[Begin]

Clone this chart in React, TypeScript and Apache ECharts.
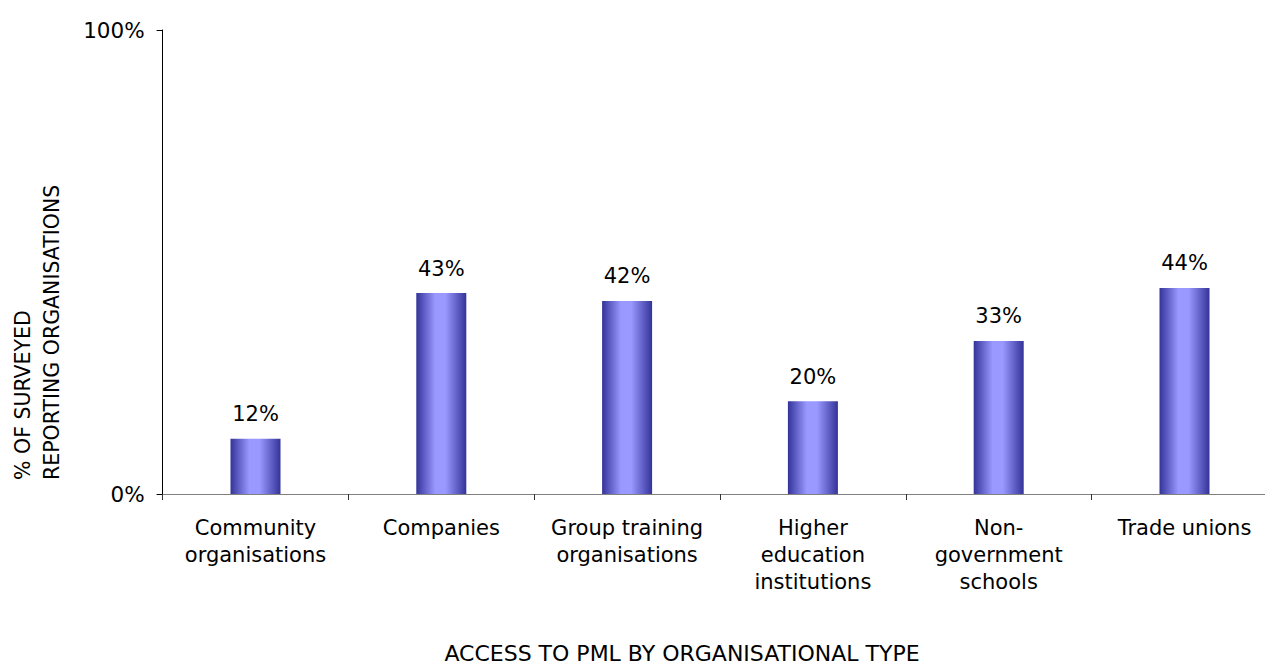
import React, { useEffect, useRef } from "react";
import * as echarts from "echarts";

const categories = [
  "Community\norganisations",
  "Companies",
  "Group training\norganisations",
  "Higher\neducation\ninstitutions",
  "Non-\ngovernment\nschools",
  "Trade unions",
];
const shares = [11.9, 43.3, 41.6, 20.0, 33.0, 44.4];
const yTicks = [0, 100];
const xTitle = "ACCESS TO PML BY ORGANISATIONAL TYPE";
const yTitle = "% OF SURVEYED\nREPORTING ORGANISATIONS";

const FONT = "DejaVu Sans";

export default function App() {
  const ref = useRef<HTMLDivElement>(null);
  useEffect(() => {
    if (!ref.current) return;
    const chart = echarts.init(ref.current, undefined, { renderer: "svg" });
    const barColor = new echarts.graphic.LinearGradient(0, 0, 1, 0, [
      { offset: 0, color: "#333399" },
      { offset: 0.38, color: "#9999ff" },
      { offset: 0.58, color: "#9999ff" },
      { offset: 1, color: "#333399" },
    ]);
    chart.setOption({
      animation: false,
      backgroundColor: "#ffffff",
      textStyle: { fontFamily: FONT },
      grid: { left: 162.6, right: 2.6, top: 30, bottom: 170, containLabel: false },
      xAxis: {
        type: "category",
        data: categories,
        axisLine: { show: true, lineStyle: { color: "#808080", width: 1 } },
        axisTick: { show: true, length: 6, interval: 0, lineStyle: { color: "#333333" } },
        axisLabel: {
          interval: 0,
          margin: 20,
          color: "#000000",
          fontFamily: FONT,
          fontSize: 21,
          lineHeight: 27,
          align: "center",
          verticalAlign: "top",
        },
        splitLine: { show: false },
      },
      yAxis: {
        type: "value",
        min: yTicks[0],
        max: yTicks[yTicks.length - 1],
        interval: 100,
        axisLine: { show: true, lineStyle: { color: "#000000", width: 1 } },
        axisTick: { show: true, length: 6, lineStyle: { color: "#000000" } },
        axisLabel: {
          margin: 18,
          color: "#000000",
          fontFamily: FONT,
          fontSize: 21.5,
          formatter: "{value}%",
        },
        splitLine: { show: false },
      },
      graphic: [
        {
          type: "text",
          x: 37.5,
          y: 480,
          rotation: Math.PI / 2,
          style: {
            text: yTitle,
            fontFamily: FONT,
            fontSize: 20.5,
            lineHeight: 29,
            fill: "#000000",
            align: "left",
            verticalAlign: "middle",
          },
        },
        {
          type: "text",
          x: 682,
          y: 653,
          style: {
            text: xTitle,
            fontFamily: FONT,
            fontSize: 22,
            lineHeight: 14,
            fill: "#000000",
            align: "center",
            verticalAlign: "middle",
          },
        },
      ],
      series: [
        {
          type: "bar",
          data: shares,
          barWidth: 50,
          itemStyle: { color: barColor },
          label: {
            show: true,
            position: "top",
            distance: 14,
            color: "#000000",
            fontFamily: FONT,
            fontSize: 21,
            lineHeight: 21,
            formatter: (p: any) => Math.round(p.value) + "%",
          },
        },
      ],
    });
    return () => chart.dispose();
  }, []);
  return (
    <div
      ref={ref}
      style={{ position: "fixed", left: 0, top: 0, width: 1280, height: 664 }}
    />
  );
}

[End]

Omit each picture, then return all of the listing exactly as it stands.

Output —
Clone this chart in React, TypeScript and Apache ECharts.
import React, { useEffect, useRef } from "react";
import * as echarts from "echarts";

const categories = [
  "Community\norganisations",
  "Companies",
  "Group training\norganisations",
  "Higher\neducation\ninstitutions",
  "Non-\ngovernment\nschools",
  "Trade unions",
];
const shares = [11.9, 43.3, 41.6, 20.0, 33.0, 44.4];
const yTicks = [0, 100];
const xTitle = "ACCESS TO PML BY ORGANISATIONAL TYPE";
const yTitle = "% OF SURVEYED\nREPORTING ORGANISATIONS";

const FONT = "DejaVu Sans";

export default function App() {
  const ref = useRef<HTMLDivElement>(null);
  useEffect(() => {
    if (!ref.current) return;
    const chart = echarts.init(ref.current, undefined, { renderer: "svg" });
    const barColor = new echarts.graphic.LinearGradient(0, 0, 1, 0, [
      { offset: 0, color: "#333399" },
      { offset: 0.38, color: "#9999ff" },
      { offset: 0.58, color: "#9999ff" },
      { offset: 1, color: "#333399" },
    ]);
    chart.setOption({
      animation: false,
      backgroundColor: "#ffffff",
      textStyle: { fontFamily: FONT },
      grid: { left: 162.6, right: 2.6, top: 30, bottom: 170, containLabel: false },
      xAxis: {
        type: "category",
        data: categories,
        axisLine: { show: true, lineStyle: { color: "#808080", width: 1 } },
        axisTick: { show: true, length: 6, interval: 0, lineStyle: { color: "#333333" } },
        axisLabel: {
          interval: 0,
          margin: 20,
          color: "#000000",
          fontFamily: FONT,
          fontSize: 21,
          lineHeight: 27,
          align: "center",
          verticalAlign: "top",
        },
        splitLine: { show: false },
      },
      yAxis: {
        type: "value",
        min: yTicks[0],
        max: yTicks[yTicks.length - 1],
        interval: 100,
        axisLine: { show: true, lineStyle: { color: "#000000", width: 1 } },
        axisTick: { show: true, length: 6, lineStyle: { color: "#000000" } },
        axisLabel: {
          margin: 18,
          color: "#000000",
          fontFamily: FONT,
          fontSize: 21.5,
          formatter: "{value}%",
        },
        splitLine: { show: false },
      },
      graphic: [
        {
          type: "text",
          x: 37.5,
          y: 480,
          rotation: Math.PI / 2,
          style: {
            text: yTitle,
            fontFamily: FONT,
            fontSize: 20.5,
            lineHeight: 29,
            fill: "#000000",
            align: "left",
            verticalAlign: "middle",
          },
        },
        {
          type: "text",
          x: 682,
          y: 653,
          style: {
            text: xTitle,
            fontFamily: FONT,
            fontSize: 22,
            lineHeight: 14,
            fill: "#000000",
            align: "center",
            verticalAlign: "middle",
          },
        },
      ],
      series: [
        {
          type: "bar",
          data: shares,
          barWidth: 50,
          itemStyle: { color: barColor },
          label: {
            show: true,
            position: "top",
            distance: 14,
            color: "#000000",
            fontFamily: FONT,
            fontSize: 21,
            lineHeight: 21,
            formatter: (p: any) => Math.round(p.value) + "%",
          },
        },
      ],
    });
    return () => chart.dispose();
  }, []);
  return (
    <div
      ref={ref}
      style={{ position: "fixed", left: 0, top: 0, width: 1280, height: 664 }}
    />
  );
}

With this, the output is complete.